• Set problem: Reproduce all of the data exactly, with no line skipped.

#### Data ####

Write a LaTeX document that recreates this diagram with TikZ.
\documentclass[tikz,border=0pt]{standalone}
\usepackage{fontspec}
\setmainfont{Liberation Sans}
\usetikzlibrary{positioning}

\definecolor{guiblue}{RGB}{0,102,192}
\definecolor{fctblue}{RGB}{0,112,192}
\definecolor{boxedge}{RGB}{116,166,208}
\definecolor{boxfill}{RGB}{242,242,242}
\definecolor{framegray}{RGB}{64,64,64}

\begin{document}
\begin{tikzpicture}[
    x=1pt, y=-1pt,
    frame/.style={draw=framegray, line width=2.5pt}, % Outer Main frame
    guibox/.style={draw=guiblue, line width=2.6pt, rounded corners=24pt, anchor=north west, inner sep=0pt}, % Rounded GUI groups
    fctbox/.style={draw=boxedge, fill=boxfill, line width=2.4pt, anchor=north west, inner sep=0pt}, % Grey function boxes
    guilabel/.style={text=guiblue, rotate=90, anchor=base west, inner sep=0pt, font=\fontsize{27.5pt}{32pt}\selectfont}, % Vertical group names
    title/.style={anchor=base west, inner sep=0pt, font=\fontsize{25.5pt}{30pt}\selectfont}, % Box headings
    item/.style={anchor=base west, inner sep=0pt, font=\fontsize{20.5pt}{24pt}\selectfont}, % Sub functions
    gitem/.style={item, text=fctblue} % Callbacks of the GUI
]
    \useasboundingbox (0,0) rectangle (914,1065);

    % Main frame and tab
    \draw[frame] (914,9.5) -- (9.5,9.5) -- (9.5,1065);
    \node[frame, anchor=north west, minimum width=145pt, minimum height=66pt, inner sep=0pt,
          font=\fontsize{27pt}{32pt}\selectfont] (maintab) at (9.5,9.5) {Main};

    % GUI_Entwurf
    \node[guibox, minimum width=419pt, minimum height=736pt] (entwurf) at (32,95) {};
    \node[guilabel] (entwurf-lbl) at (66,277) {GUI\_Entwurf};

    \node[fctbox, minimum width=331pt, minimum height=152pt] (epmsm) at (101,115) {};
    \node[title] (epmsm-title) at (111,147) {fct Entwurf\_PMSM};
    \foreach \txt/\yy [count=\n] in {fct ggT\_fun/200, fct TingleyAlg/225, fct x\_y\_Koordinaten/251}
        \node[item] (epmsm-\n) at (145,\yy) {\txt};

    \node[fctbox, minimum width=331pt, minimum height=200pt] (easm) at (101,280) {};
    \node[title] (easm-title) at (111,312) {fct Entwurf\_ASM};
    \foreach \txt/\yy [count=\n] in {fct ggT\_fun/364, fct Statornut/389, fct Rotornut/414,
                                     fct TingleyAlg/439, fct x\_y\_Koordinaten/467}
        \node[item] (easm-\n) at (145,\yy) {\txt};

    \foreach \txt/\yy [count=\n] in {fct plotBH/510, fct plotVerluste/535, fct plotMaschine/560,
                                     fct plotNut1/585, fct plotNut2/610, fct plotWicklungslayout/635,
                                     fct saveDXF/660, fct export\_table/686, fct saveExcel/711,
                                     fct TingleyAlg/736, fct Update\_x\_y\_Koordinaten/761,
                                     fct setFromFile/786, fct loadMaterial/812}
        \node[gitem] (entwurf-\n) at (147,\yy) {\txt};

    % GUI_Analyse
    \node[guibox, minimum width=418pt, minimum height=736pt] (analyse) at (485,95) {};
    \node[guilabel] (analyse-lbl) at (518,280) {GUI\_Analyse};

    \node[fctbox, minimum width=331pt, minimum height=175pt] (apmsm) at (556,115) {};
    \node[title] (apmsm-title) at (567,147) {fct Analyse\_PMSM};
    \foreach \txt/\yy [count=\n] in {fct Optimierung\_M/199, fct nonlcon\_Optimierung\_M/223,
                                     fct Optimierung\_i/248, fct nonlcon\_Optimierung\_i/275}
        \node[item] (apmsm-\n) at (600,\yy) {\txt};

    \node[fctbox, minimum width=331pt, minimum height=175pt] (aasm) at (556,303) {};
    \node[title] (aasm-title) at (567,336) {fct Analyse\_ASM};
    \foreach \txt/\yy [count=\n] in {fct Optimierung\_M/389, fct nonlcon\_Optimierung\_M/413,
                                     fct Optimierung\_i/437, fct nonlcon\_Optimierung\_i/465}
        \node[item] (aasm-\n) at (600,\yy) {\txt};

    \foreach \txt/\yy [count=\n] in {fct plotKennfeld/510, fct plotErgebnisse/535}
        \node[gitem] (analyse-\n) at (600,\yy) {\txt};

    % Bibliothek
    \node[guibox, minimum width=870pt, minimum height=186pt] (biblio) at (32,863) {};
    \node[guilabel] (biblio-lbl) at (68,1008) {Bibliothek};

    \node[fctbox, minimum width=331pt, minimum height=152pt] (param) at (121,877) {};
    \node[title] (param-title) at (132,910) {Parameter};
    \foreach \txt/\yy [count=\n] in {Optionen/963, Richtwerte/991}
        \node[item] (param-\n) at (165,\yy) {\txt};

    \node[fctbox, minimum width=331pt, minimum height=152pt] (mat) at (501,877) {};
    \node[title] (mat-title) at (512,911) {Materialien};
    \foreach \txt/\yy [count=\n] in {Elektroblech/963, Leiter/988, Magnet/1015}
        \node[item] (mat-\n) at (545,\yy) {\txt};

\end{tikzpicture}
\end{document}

####

• The reply:
Write a LaTeX document that recreates this diagram with TikZ.
\documentclass[tikz,border=0pt]{standalone}
\usepackage{fontspec}
\setmainfont{Liberation Sans}
\usetikzlibrary{positioning}

\definecolor{guiblue}{RGB}{0,102,192}
\definecolor{fctblue}{RGB}{0,112,192}
\definecolor{boxedge}{RGB}{116,166,208}
\definecolor{boxfill}{RGB}{242,242,242}
\definecolor{framegray}{RGB}{64,64,64}

\begin{document}
\begin{tikzpicture}[
    x=1pt, y=-1pt,
    frame/.style={draw=framegray, line width=2.5pt}, % Outer Main frame
    guibox/.style={draw=guiblue, line width=2.6pt, rounded corners=24pt, anchor=north west, inner sep=0pt}, % Rounded GUI groups
    fctbox/.style={draw=boxedge, fill=boxfill, line width=2.4pt, anchor=north west, inner sep=0pt}, % Grey function boxes
    guilabel/.style={text=guiblue, rotate=90, anchor=base west, inner sep=0pt, font=\fontsize{27.5pt}{32pt}\selectfont}, % Vertical group names
    title/.style={anchor=base west, inner sep=0pt, font=\fontsize{25.5pt}{30pt}\selectfont}, % Box headings
    item/.style={anchor=base west, inner sep=0pt, font=\fontsize{20.5pt}{24pt}\selectfont}, % Sub functions
    gitem/.style={item, text=fctblue} % Callbacks of the GUI
]
    \useasboundingbox (0,0) rectangle (914,1065);

    % Main frame and tab
    \draw[frame] (914,9.5) -- (9.5,9.5) -- (9.5,1065);
    \node[frame, anchor=north west, minimum width=145pt, minimum height=66pt, inner sep=0pt,
          font=\fontsize{27pt}{32pt}\selectfont] (maintab) at (9.5,9.5) {Main};

    % GUI_Entwurf
    \node[guibox, minimum width=419pt, minimum height=736pt] (entwurf) at (32,95) {};
    \node[guilabel] (entwurf-lbl) at (66,277) {GUI\_Entwurf};

    \node[fctbox, minimum width=331pt, minimum height=152pt] (epmsm) at (101,115) {};
    \node[title] (epmsm-title) at (111,147) {fct Entwurf\_PMSM};
    \foreach \txt/\yy [count=\n] in {fct ggT\_fun/200, fct TingleyAlg/225, fct x\_y\_Koordinaten/251}
        \node[item] (epmsm-\n) at (145,\yy) {\txt};

    \node[fctbox, minimum width=331pt, minimum height=200pt] (easm) at (101,280) {};
    \node[title] (easm-title) at (111,312) {fct Entwurf\_ASM};
    \foreach \txt/\yy [count=\n] in {fct ggT\_fun/364, fct Statornut/389, fct Rotornut/414,
                                     fct TingleyAlg/439, fct x\_y\_Koordinaten/467}
        \node[item] (easm-\n) at (145,\yy) {\txt};

    \foreach \txt/\yy [count=\n] in {fct plotBH/510, fct plotVerluste/535, fct plotMaschine/560,
                                     fct plotNut1/585, fct plotNut2/610, fct plotWicklungslayout/635,
                                     fct saveDXF/660, fct export\_table/686, fct saveExcel/711,
                                     fct TingleyAlg/736, fct Update\_x\_y\_Koordinaten/761,
                                     fct setFromFile/786, fct loadMaterial/812}
        \node[gitem] (entwurf-\n) at (147,\yy) {\txt};

    % GUI_Analyse
    \node[guibox, minimum width=418pt, minimum height=736pt] (analyse) at (485,95) {};
    \node[guilabel] (analyse-lbl) at (518,280) {GUI\_Analyse};

    \node[fctbox, minimum width=331pt, minimum height=175pt] (apmsm) at (556,115) {};
    \node[title] (apmsm-title) at (567,147) {fct Analyse\_PMSM};
    \foreach \txt/\yy [count=\n] in {fct Optimierung\_M/199, fct nonlcon\_Optimierung\_M/223,
                                     fct Optimierung\_i/248, fct nonlcon\_Optimierung\_i/275}
        \node[item] (apmsm-\n) at (600,\yy) {\txt};

    \node[fctbox, minimum width=331pt, minimum height=175pt] (aasm) at (556,303) {};
    \node[title] (aasm-title) at (567,336) {fct Analyse\_ASM};
    \foreach \txt/\yy [count=\n] in {fct Optimierung\_M/389, fct nonlcon\_Optimierung\_M/413,
                                     fct Optimierung\_i/437, fct nonlcon\_Optimierung\_i/465}
        \node[item] (aasm-\n) at (600,\yy) {\txt};

    \foreach \txt/\yy [count=\n] in {fct plotKennfeld/510, fct plotErgebnisse/535}
        \node[gitem] (analyse-\n) at (600,\yy) {\txt};

    % Bibliothek
    \node[guibox, minimum width=870pt, minimum height=186pt] (biblio) at (32,863) {};
    \node[guilabel] (biblio-lbl) at (68,1008) {Bibliothek};

    \node[fctbox, minimum width=331pt, minimum height=152pt] (param) at (121,877) {};
    \node[title] (param-title) at (132,910) {Parameter};
    \foreach \txt/\yy [count=\n] in {Optionen/963, Richtwerte/991}
        \node[item] (param-\n) at (165,\yy) {\txt};

    \node[fctbox, minimum width=331pt, minimum height=152pt] (mat) at (501,877) {};
    \node[title] (mat-title) at (512,911) {Materialien};
    \foreach \txt/\yy [count=\n] in {Elektroblech/963, Leiter/988, Magnet/1015}
        \node[item] (mat-\n) at (545,\yy) {\txt};

\end{tikzpicture}
\end{document}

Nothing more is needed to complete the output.